Tuesday, November 30, 2010

Battle between Lil Kim vs. Nicki Minaj gets bigger

(EW.com) -- Rap fans got a salty side dish this holiday weekend to go with their turkey-cran sandwiches. For months, the buzz has been on Nicki Minaj, whose recently released "Pink Friday" features a track, the Eminem-guesting "Roman's Revenge," that many took as a side-slap to Lil' Kim (sample lyrics: "Look at my show footage, how these girls be spazzin' / So f--- I look like gettin' back to a has-been? / Yeah, I said it, has-been /Hang it up, flatscreen /Haha plasma.") And last Friday, the Queen Bee bit back. "It'll be a murder scene, I'm turning 'Pink Friday' to 'Friday the 13th,' " Kim spat over Pharoahe Monch's inimitable Godzilla-sampling "Simon Says" horns. "I hate you Lil' Kim clone/clown, all this buffonery, the sh-- stops now ... We all know your last name is what got you your job, you's a put-together gimmick, something like a collage." And later: "That's cool, I was the first one wit' it / You'se a Lil Kim wannabe you just hate to admit it / I'm the blueprint you ain't nothin' brand new / Check your posters and videos / You'll always be number two."
As rapfix reports, Minaj doesn't bear Kim's wrath alone; Drake gets his moment too: "Yeah, this hood sh-- you and Drake ain't built for, this the sh-- the other b**** almost got killed for."

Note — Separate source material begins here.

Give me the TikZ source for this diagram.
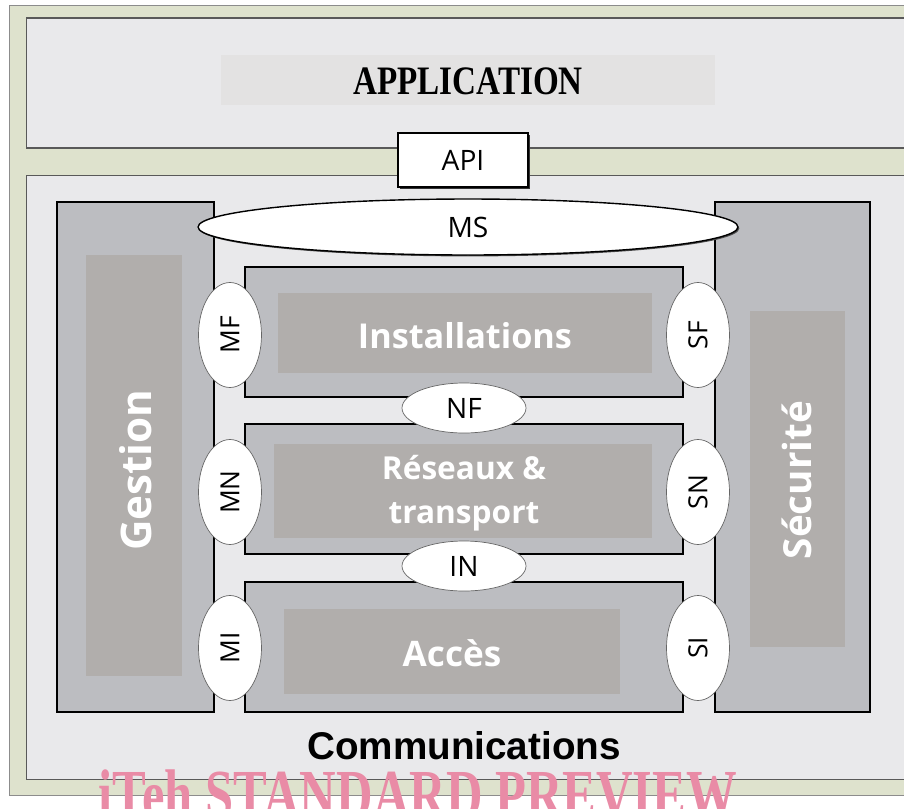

That brief quote from Minaj at the beginning comes from an interview Nicki gave Hot 97 last week: "You gotta be careful when you pick fights," she told Angie Martinez. "That's what I've learned in this business; you just never know. I think people get me mistaken for a real Barbie. They forget where I'm from, and if I have to revert back, I can and I will. So don't play with me."

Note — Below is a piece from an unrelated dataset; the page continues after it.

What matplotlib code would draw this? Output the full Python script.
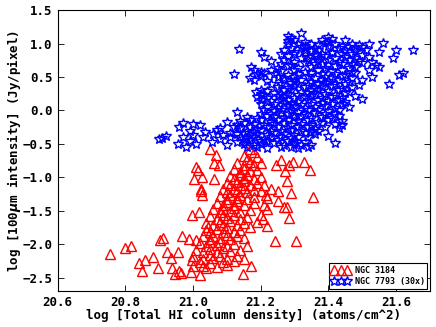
import numpy as np
import matplotlib
matplotlib.use("Agg")
import matplotlib.pyplot as plt

# NGC 3184: log N(HI) vs log I(100um)
ngc3184_pts = [
    # sparse outliers
    (20.756, -2.15), (20.80, -2.05), (20.817, -2.02), (20.841, -2.28), (20.858, -2.24),
    (20.85, -2.40), (20.883, -2.19), (20.897, -2.35), (20.902, -1.93), (20.912, -1.90),
    (20.923, -2.12), (20.934, -2.21), (20.938, -2.35), (20.947, -2.44), (20.955, -2.11),
    (20.96, -2.40), (20.965, -2.43), (20.967, -1.87), (20.987, -1.92), (20.997, -1.57),
    (21.019, -1.52), (20.995, -2.42), (21.021, -2.46), (21.009, -0.85), (21.015, -0.89),
    (21.002, -1.03), (21.026, -1.00), (21.023, -1.17), (21.026, -1.26), (21.025, -1.20),
    (21.051, -0.58), (21.068, -0.67), (21.063, -0.79), (21.078, -0.82), (21.061, -1.03),
    (21.329, -0.77), (21.347, -0.89), (21.354, -1.30), (21.305, -1.95), (21.242, -1.95),
    (21.283, -1.61), (21.171, -2.33), (21.147, -2.45), (21.297, -0.77), (21.285, -0.82),
    (21.259, -0.74), (21.246, -0.81), (21.272, -0.91), (21.277, -1.06), (21.291, -1.23),
    (21.278, -1.45), (21.268, -1.45), (21.25, -1.36), (21.219, -1.73), (21.207, -1.63),
    (21.216, -1.26), (20.996, -2.24), (21.01, -1.94), (21.03, -2.33), (21.045, -1.74),
    # main band
    (21.00, -2.33), (21.02, -2.27), (21.04, -2.36), (21.05, -2.28), (21.07, -2.34), (21.09, -2.26), (21.10, -2.31), (21.12, -2.25),
    (21.00, -2.18), (21.03, -2.22), (21.05, -2.16), (21.06, -2.21), (21.08, -2.17), (21.10, -2.22), (21.13, -2.18), (21.15, -2.22),
    (21.01, -2.08), (21.03, -2.12), (21.05, -2.07), (21.07, -2.11), (21.09, -2.06), (21.11, -2.10), (21.14, -2.08),
    (21.02, -1.98), (21.04, -2.02), (21.05, -1.96), (21.07, -2.01), (21.08, -1.97), (21.10, -2.03), (21.12, -1.99), (21.16, -2.02),
    (21.03, -1.88), (21.05, -1.92), (21.06, -1.87), (21.08, -1.91), (21.10, -1.86), (21.11, -1.92), (21.13, -1.88), (21.15, -1.91),
    (21.04, -1.78), (21.05, -1.82), (21.07, -1.77), (21.09, -1.81), (21.10, -1.76), (21.12, -1.82), (21.14, -1.79), (21.17, -1.75),
    (21.04, -1.68), (21.06, -1.72), (21.08, -1.67), (21.09, -1.71), (21.11, -1.66), (21.13, -1.72), (21.15, -1.69), (21.19, -1.67),
    (21.05, -1.58), (21.07, -1.62), (21.09, -1.57), (21.10, -1.61), (21.12, -1.56), (21.14, -1.62), (21.16, -1.59), (21.20, -1.57),
    (21.06, -1.48), (21.08, -1.52), (21.09, -1.47), (21.11, -1.51), (21.12, -1.46), (21.14, -1.52), (21.17, -1.49), (21.22, -1.47),
    (21.07, -1.38), (21.09, -1.42), (21.10, -1.37), (21.12, -1.41), (21.13, -1.36), (21.15, -1.42), (21.18, -1.39), (21.21, -1.41),
    (21.08, -1.28), (21.10, -1.32), (21.11, -1.27), (21.13, -1.31), (21.14, -1.26), (21.16, -1.32), (21.18, -1.29), (21.22, -1.31),
    (21.09, -1.18), (21.10, -1.22), (21.12, -1.17), (21.13, -1.21), (21.15, -1.16), (21.16, -1.22), (21.18, -1.19), (21.20, -1.21),
    (21.23, -1.17), (21.25, -1.20),
    (21.10, -1.08), (21.11, -1.12), (21.13, -1.07), (21.14, -1.11), (21.15, -1.06), (21.17, -1.12), (21.19, -1.09), (21.21, -1.11),
    (21.11, -0.98), (21.12, -1.02), (21.14, -0.97), (21.15, -1.01), (21.16, -0.96), (21.18, -1.02), (21.20, -0.99),
    (21.12, -0.88), (21.14, -0.92), (21.15, -0.87), (21.17, -0.91), (21.19, -0.89),
    (21.13, -0.78), (21.15, -0.82), (21.17, -0.77), (21.18, -0.81), (21.20, -0.79),
    (21.15, -0.68), (21.16, -0.72), (21.19, -0.69),
    (21.17, -0.58), (21.18, -0.62),
]

# NGC 7793 scaled by 30x
ngc7793_pts = [
    (21.32, 1.16),
    (21.28, 1.11), (21.29, 1.08), (21.40, 1.10), (21.41, 1.07),
    (21.28, 1.04), (21.30, 1.06), (21.33, 1.03), (21.38, 1.05), (21.45, 1.05), (21.40, 1.02),
    (21.28, 0.99), (21.31, 1.00), (21.33, 0.97), (21.35, 1.00), (21.37, 0.98), (21.39, 1.01),
    (21.42, 0.99), (21.44, 0.97), (21.47, 1.00), (21.49, 0.98), (21.52, 1.00), (21.56, 1.01),
    (21.29, 0.94), (21.32, 0.95), (21.36, 0.93), (21.40, 0.96), (21.43, 0.94), (21.46, 0.95), (21.48, 0.93), (21.50, 0.95),
    (21.137, 0.92), (21.27, 0.90), (21.30, 0.88), (21.33, 0.91), (21.35, 0.89), (21.37, 0.90),
    (21.41, 0.88), (21.45, 0.91), (21.48, 0.89), (21.51, 0.90), (21.60, 0.91), (21.65, 0.90),
    (21.20, 0.87), (21.26, 0.85), (21.30, 0.84), (21.33, 0.86), (21.36, 0.83), (21.38, 0.85),
    (21.41, 0.86), (21.44, 0.84), (21.47, 0.85), (21.50, 0.83), (21.55, 0.87),
    (21.21, 0.80), (21.28, 0.81), (21.32, 0.79), (21.34, 0.80), (21.37, 0.78), (21.39, 0.81),
    (21.42, 0.79), (21.45, 0.80), (21.48, 0.78), (21.52, 0.80), (21.59, 0.79),
    (21.23, 0.74), (21.27, 0.76), (21.30, 0.73), (21.34, 0.75), (21.37, 0.74), (21.40, 0.76),
    (21.43, 0.73), (21.46, 0.75), (21.49, 0.74), (21.53, 0.73),
    (21.26, 0.70), (21.29, 0.68), (21.33, 0.71), (21.36, 0.69), (21.38, 0.70), (21.40, 0.68),
    (21.44, 0.70), (21.47, 0.69), (21.50, 0.71), (21.54, 0.68),
    (21.171, 0.65), (21.25, 0.64), (21.28, 0.66), (21.31, 0.63), (21.35, 0.65), (21.39, 0.64),
    (21.42, 0.66), (21.46, 0.63), (21.48, 0.65), (21.55, 0.65),
    (21.18, 0.60), (21.20, 0.58), (21.23, 0.61), (21.26, 0.59), (21.30, 0.60), (21.33, 0.58),
    (21.37, 0.61), (21.41, 0.59), (21.44, 0.60), (21.47, 0.58), (21.52, 0.61),
    (21.122, 0.55), (21.19, 0.54), (21.21, 0.56), (21.24, 0.55), (21.28, 0.53), (21.31, 0.55),
    (21.35, 0.56), (21.38, 0.54), (21.42, 0.55), (21.45, 0.53), (21.48, 0.56), (21.61, 0.53), (21.62, 0.56),
    (21.17, 0.49), (21.20, 0.51), (21.25, 0.50), (21.27, 0.48), (21.30, 0.50), (21.34, 0.51),
    (21.36, 0.49), (21.39, 0.50), (21.41, 0.48), (21.44, 0.51), (21.47, 0.49), (21.53, 0.50),
    (21.18, 0.45), (21.22, 0.44), (21.27, 0.46), (21.30, 0.44), (21.32, 0.45), (21.35, 0.43),
    (21.38, 0.46), (21.40, 0.44), (21.43, 0.45), (21.46, 0.43), (21.50, 0.46),
    (21.23, 0.40), (21.26, 0.39), (21.29, 0.41), (21.31, 0.40), (21.34, 0.38), (21.37, 0.40),
    (21.39, 0.41), (21.42, 0.39), (21.45, 0.40), (21.49, 0.38), (21.58, 0.39),
    (21.25, 0.35), (21.28, 0.34), (21.30, 0.36), (21.33, 0.35), (21.36, 0.33), (21.38, 0.35),
    (21.41, 0.36), (21.44, 0.34), (21.47, 0.35),
    (21.186, 0.28), (21.20, 0.30), (21.22, 0.29), (21.27, 0.31), (21.29, 0.30), (21.32, 0.28),
    (21.35, 0.30), (21.37, 0.31), (21.40, 0.29), (21.43, 0.30), (21.46, 0.28), (21.50, 0.17),
    (21.20, 0.25), (21.21, 0.23), (21.24, 0.26), (21.26, 0.24), (21.28, 0.25), (21.31, 0.23),
    (21.34, 0.26), (21.36, 0.24), (21.39, 0.25), (21.42, 0.23), (21.45, 0.26),
    (21.19, 0.20), (21.22, 0.19), (21.25, 0.21), (21.27, 0.20), (21.30, 0.18), (21.33, 0.20),
    (21.35, 0.21), (21.38, 0.19), (21.41, 0.20), (21.44, 0.18), (21.48, 0.21),
    (21.20, 0.15), (21.23, 0.14), (21.26, 0.16), (21.28, 0.15), (21.31, 0.13), (21.34, 0.15),
    (21.37, 0.16), (21.40, 0.14), (21.43, 0.15), (21.45, 0.13),
    (21.20, 0.10), (21.24, 0.09), (21.27, 0.11), (21.29, 0.10), (21.32, 0.08), (21.35, 0.10),
    (21.38, 0.11), (21.41, 0.09), (21.44, 0.10),
    (21.22, 0.05), (21.25, 0.04), (21.28, 0.06), (21.30, 0.05), (21.33, 0.03), (21.36, 0.05),
    (21.39, 0.06), (21.42, 0.04), (21.46, 0.05),
    (21.13, -0.02), (21.21, 0.00), (21.24, -0.01), (21.26, 0.01), (21.29, 0.00), (21.31, -0.02),
    (21.34, 0.00), (21.37, 0.01), (21.40, -0.01), (21.43, 0.00),
    (21.20, -0.05), (21.23, -0.06), (21.26, -0.04), (21.28, -0.05), (21.30, -0.07), (21.33, -0.05),
    (21.36, -0.04), (21.39, -0.06), (21.42, -0.05),
    (21.16, -0.10), (21.19, -0.11), (21.22, -0.09), (21.24, -0.10), (21.27, -0.12), (21.30, -0.10),
    (21.32, -0.09), (21.35, -0.11), (21.38, -0.10), (21.41, -0.12), (21.43, -0.09),
    (21.10, -0.17), (21.14, -0.16), (21.17, -0.14), (21.20, -0.15), (21.23, -0.17), (21.25, -0.15),
    (21.28, -0.14), (21.31, -0.16), (21.34, -0.15), (21.37, -0.17), (21.40, -0.14), (21.44, -0.16),
    (20.97, -0.19), (21.00, -0.20), (21.02, -0.22), (21.13, -0.21), (21.15, -0.19),
    (21.18, -0.20), (21.21, -0.22), (21.24, -0.20), (21.27, -0.19), (21.29, -0.21), (21.32, -0.20),
    (21.35, -0.22), (21.38, -0.19), (21.42, -0.20), (21.44, -0.22),
    (20.96, -0.25), (21.08, -0.26), (21.12, -0.24), (21.14, -0.26), (21.17, -0.25),
    (21.19, -0.27), (21.22, -0.24), (21.25, -0.25), (21.28, -0.26), (21.31, -0.24), (21.34, -0.25),
    (21.36, -0.27), (21.39, -0.25), (21.43, -0.26),
    (20.99, -0.30), (21.035, -0.32), (21.07, -0.29), (21.11, -0.34), (21.16, -0.30),
    (21.18, -0.32), (21.20, -0.29), (21.23, -0.30), (21.26, -0.31), (21.29, -0.29), (21.32, -0.30),
    (21.35, -0.32), (21.37, -0.30),
    (21.00, -0.36), (21.06, -0.35), (21.09, -0.37), (21.13, -0.35), (21.15, -0.34), (21.17, -0.36),
    (21.19, -0.35), (21.22, -0.37), (21.24, -0.34), (21.27, -0.35), (21.30, -0.36), (21.33, -0.34), (21.36, -0.35),
    (20.91, -0.41), (20.92, -0.38), (20.97, -0.40), (21.03, -0.39), (21.08, -0.42), (21.11, -0.40),
    (21.14, -0.39), (21.16, -0.41), (21.18, -0.40), (21.21, -0.42), (21.23, -0.39), (21.26, -0.40),
    (21.29, -0.41), (21.31, -0.39), (21.34, -0.40), (21.40, -0.38),
    (20.90, -0.43), (20.99, -0.45), (21.055, -0.47), (21.13, -0.47), (21.15, -0.45),
    (21.17, -0.44), (21.20, -0.46), (21.22, -0.45), (21.25, -0.44), (21.28, -0.46), (21.30, -0.45), (21.33, -0.47),
    (20.955, -0.50), (20.98, -0.54), (21.01, -0.50), (21.10, -0.52), (21.15, -0.50),
    (21.18, -0.52), (21.20, -0.50), (21.24, -0.49), (21.27, -0.51), (21.30, -0.50), (21.32, -0.52),
    (21.35, -0.51), (21.42, -0.49),
    (21.16, -0.55), (21.19, -0.54), (21.22, -0.56), (21.26, -0.55), (21.29, -0.54), (21.31, -0.56), (21.34, -0.55),
]

ngc3184_x, ngc3184_y = np.array(ngc3184_pts).T
ngc7793_x, ngc7793_y = np.array(ngc7793_pts).T

plt.rcParams['font.family'] = 'DejaVu Sans Mono'
plt.rcParams['font.weight'] = 'bold'
plt.rcParams['font.size'] = 9

fig = plt.figure(figsize=(4.36, 3.27), dpi=100)
ax = fig.add_axes([0.132, 0.110, 0.854, 0.859])

ax.plot(ngc3184_x, ngc3184_y, ls='none', marker='^', ms=6.8, mfc='none',
        mec='red', mew=1.0, label='NGC 3184')
ax.plot(ngc7793_x, ngc7793_y, ls='none', marker='*', ms=7, mfc='none',
        mec='blue', mew=1.0, label='NGC 7793 (30x)')

ax.set_xlim(20.6, 21.7)
ax.set_ylim(-2.7, 1.5)
ax.set_xticks([20.6, 20.8, 21.0, 21.2, 21.4, 21.6])
ax.set_yticks([-2.5, -2.0, -1.5, -1.0, -0.5, 0.0, 0.5, 1.0, 1.5])
ax.tick_params(direction='in', top=True, right=True, length=4, width=0.6, labelsize=9)
for lab in ax.get_xticklabels() + ax.get_yticklabels():
    lab.set_fontweight('bold')

ax.set_xlabel('log [Total HI column density] (atoms/cm^2)', fontsize=9, fontweight='bold', labelpad=0)
ax.set_ylabel(r'log [100$\mu$m intensity] (Jy/pixel)', fontsize=9, fontweight='bold', labelpad=0)

leg = ax.legend(loc='lower right', numpoints=3, fontsize=6, fancybox=False,
                edgecolor='black', framealpha=1, borderaxespad=0.3,
                handlelength=2.2, handletextpad=0.6, borderpad=0.3, labelspacing=0.3)
leg.get_frame().set_linewidth(0.8)
for t in leg.get_texts():
    t.set_fontweight('bold')

fig.savefig('out.png', dpi=100)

In that same interview, Minaj detailed her history with Kim: "When I saw her at [Lil] Wayne's concert, I stopped her and said, 'I want to make sure everything is cool with us because I'm a fan first. Is everything good?' 'Yeah everything good. We good,' " said Nicki, impersonating Kim's Brooklyn accent. "This is somebody I looked at highly. We took a picture, everything was good. But you wanna know what scares people? Success. When you don't make moves and when you don't climb up the ladder, everybody loves you because you're not competition. When you become competition, then people start. So I felt like, 'You're gonna go down in history now as a sore loser as opposed to going down in history as the Queen. Because if you can't beat 'em, join 'em." "When you see Gaga, you see Madonna -- but Madonna never hated on Gaga," Minaj continued. "Why in the black community we gotta hate on each other instead of saying, 'Thank you for showing me love, thank you for keeping my name alive'?" "The same way she opened doors for me, I'm opening doors for her. Nobody was playin' your music and you damn sure couldn't get an interview to save your life. You getting interviews, and every time you do interviews they're asking you about Nicki Minaj. So it's like we help each other. That's the point, we're helping each other. But if you are bitter, get a life." "I respect you, I love you, I've said it in every interview time and time again," she concluded. "And if that's not good enough with you, mama, then it's something deep-rooted in you. Something is bothering you inside, that's your insecurity. It's not Nicki Minaj." Is Minaj right to call out the black community's role in these rivalries? Does a scenario like this reinforce the narrow idea of a rap world with room for only one predominant female emcee, or is it leveling the playing field in a genre whose history of (largely male) diss tracks has actually elevated the form? ("Roman"'s title, after all, is almost certainly a reference to Roxanne Shanté's legendary UTFO diss "Roxanne's Revenge"). And can we just please stop this nonsense and talk about Rah Digga for a minute?